How to Secure Your Home From Corporate Snoopers

By David Nield on at

Looks like corporate Big Brother might be watching your every move. Back in February US electronics company Vizio was forced to pay millions for secretly snooping on customers, but the TV tech giant isn’t the first corporation to go 1984 in peoples' homes. Amazon and Google have microphones in every room thanks to the Echo and Home, and Samsung and Microsoft can use cameras to watch you. Can you kit out your house with TVs, talking speakers and security cameras without getting spied on by the corporate entities behind them?

Sort of. While the best plan for snoop avoidance is a dumb home, here are some tactics to employ to keep your smart home out of your most private affairs.

Read the small print

Device makers know they’re going to get into a lot of trouble (like Vizio did) if they spy on you without your consent—tracking certain activities is often legal and above board, but companies must tell you what you’re getting into first.

That means you’re going to want to pour over the terms and conditions that come with your television or Wi-Fi kettle, tedious though it may seem. Find out what data is being sent back to base and which parts of your privacy you’re giving up for the latest gizmo.

If you’re not much of a speed reader, there are apps that can help—like the Terms of Service extension for your browser of choice, assuming the ToS you’re browsing is actually available somewhere online, and in the extension’s database.

EULAlyzer for Windows is another useful software helper, though again it’s limited to apps you’re actually installing on your computer, which may not apply to the various bits of smart home kit you’re setting up. If there’s an accompanying app to go with whatever you’ve bought it can come in handy.

You won’t find words like “snooping” or “spying” in there but pay particular attention to the monitoring and tracking policies, and anything that refers to personal data and data collection, as this is where the key terms will be.

Secure your devices

We can’t give you step-by-step instructions for securing every device out there, but a browse through the available menus and options should pay off—run a quick web search on every setting you find suspicious or don’t understand. As a last resort you can always tape over any mics or cameras you see.

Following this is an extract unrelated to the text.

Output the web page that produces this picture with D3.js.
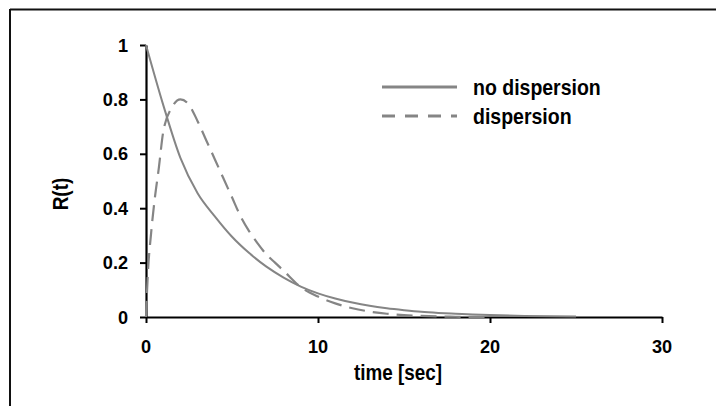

On those troublesome Vizio TVs, for example, the relevant setting was under Smart Interactivity, under Reset & Admin, under System. That’s quite a lot of menu layers to work your way down through, so be as thorough as you can.

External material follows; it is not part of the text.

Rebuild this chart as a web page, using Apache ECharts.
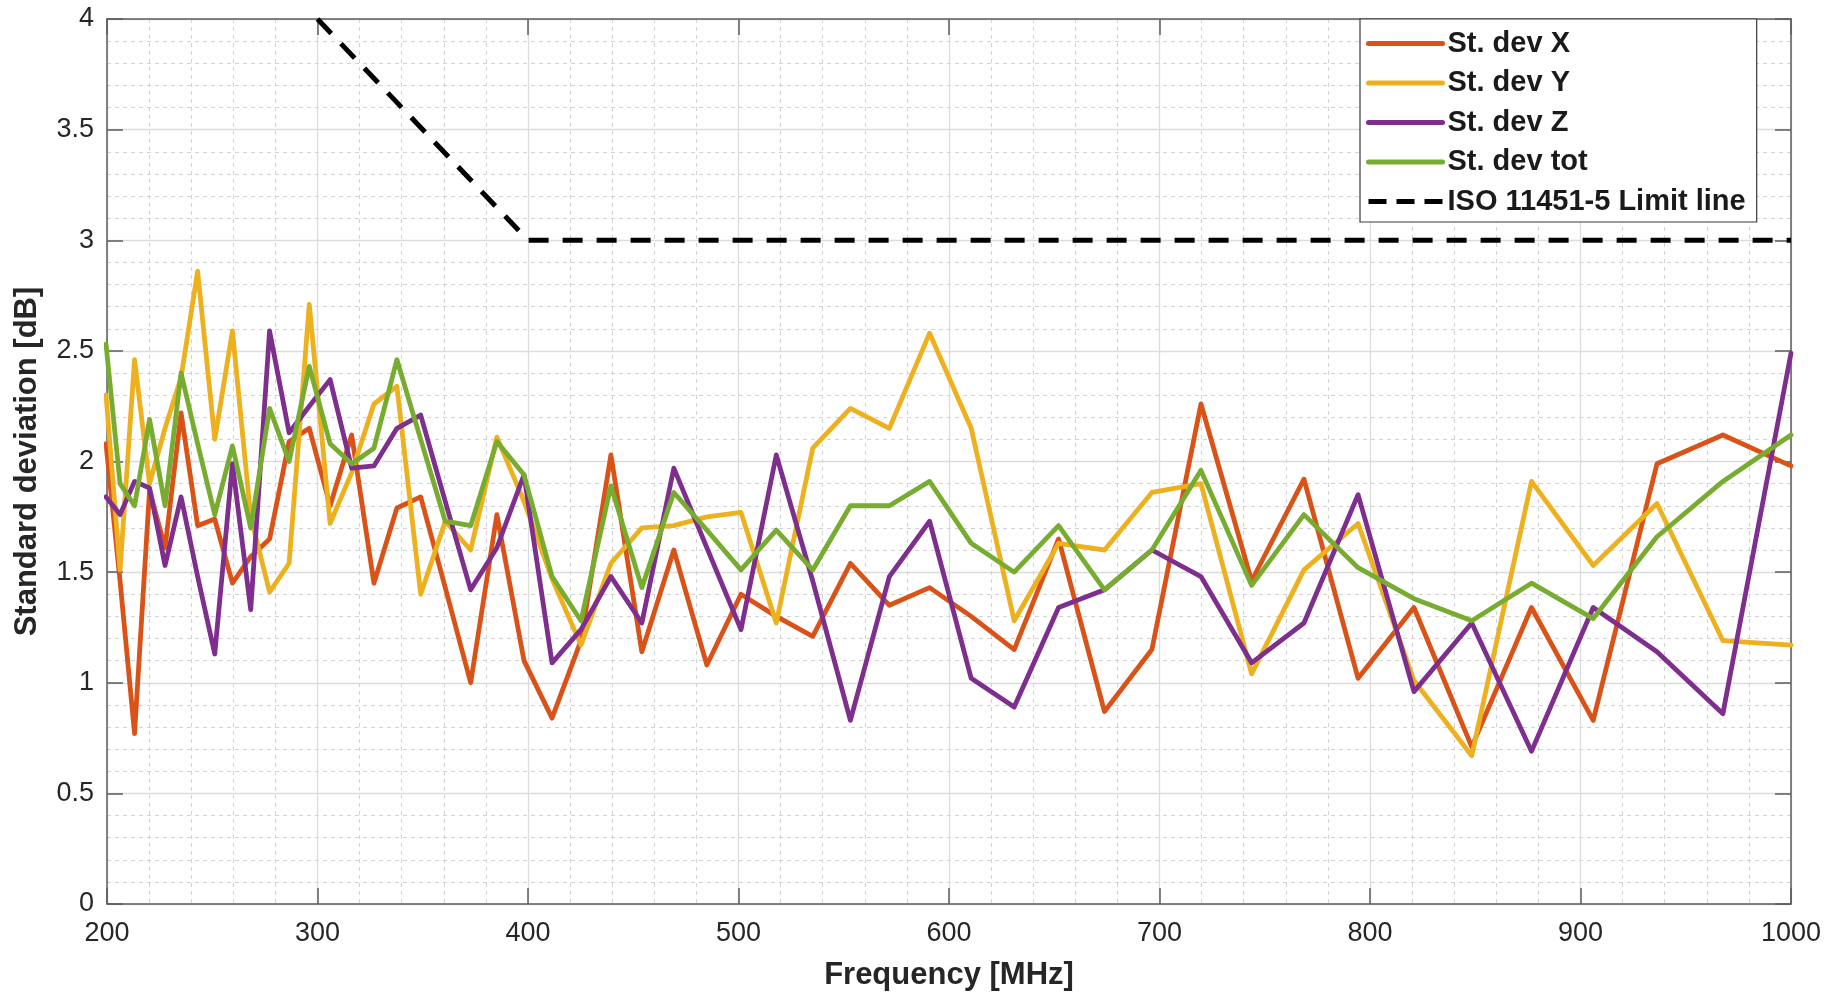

If you’ve got something made by Google in your home, like a Chromecast or a Google Home, head to your very own Google Activity page on the web. Google might slurp up a lot of data about you across multiple services, but it does at least try and make it easy to review what’s being collected and turn off different bits if you’re not happy about them (like a record of your searches across multiple products).

On the Amazon Echo, you can tap the microphone button on the top of the speaker and it will temporarily stop listening out for its wake command. To wipe everything the Echo has heard you say in the past, head to your Amazon account, click Your Devices, then click the button next to the Echo entry.

The most comprehensive way of stopping devices reporting back to base is to disable their internet access altogether, which may or may not work with the gadgets you’ve got at home. Say you’ve got an Apple TV hooked up to your smart television: switch off the Wi-Fi access for the TV itself and do all your streaming through the (slightly) more secure Apple box (having carefully read Apple’s privacy policy first).

Secure your network

If you know your networking, you can use some well-chosen tools to protect your privacy and stop connected devices from phoning home to their corporate base.

We’ve talked about using a VPN (Virtual Private Network) before—but you need to install one at the router level (like PureVPN) or buy a router with a built-in VPN to stay protected, and even then it won’t necessarily stop devices reporting back to base. What it will do is make sure any transmitted data is encrypted and difficult to intercept.

An even more effective blocker is the firewall that should come with your router: you should be able to use this to place some restrictions on devices, though this is going to vary depending on the router you have, its firewall options, and the types of smart devices you’ve set up at home.

Lifehacker has a good introduction to some of the settings to be aware of but we’d recommend hitting up the support forums for both your router and your smart device of choice for more detailed advice. We’re also coming across a growing number of dedicated devices, like Cujo, Dojo, Fingbox, and Sense from F-Secure, intended to give you more control over your IoT-enabled home through a simple user interface.

As our homes get smarter, routers and firewalls should get better equipped to handle standalone devices—and better able to stop some of their activities—but in the meantime the best approach is to educate yourself about what your devices are doing and how you can get a handle on managing them.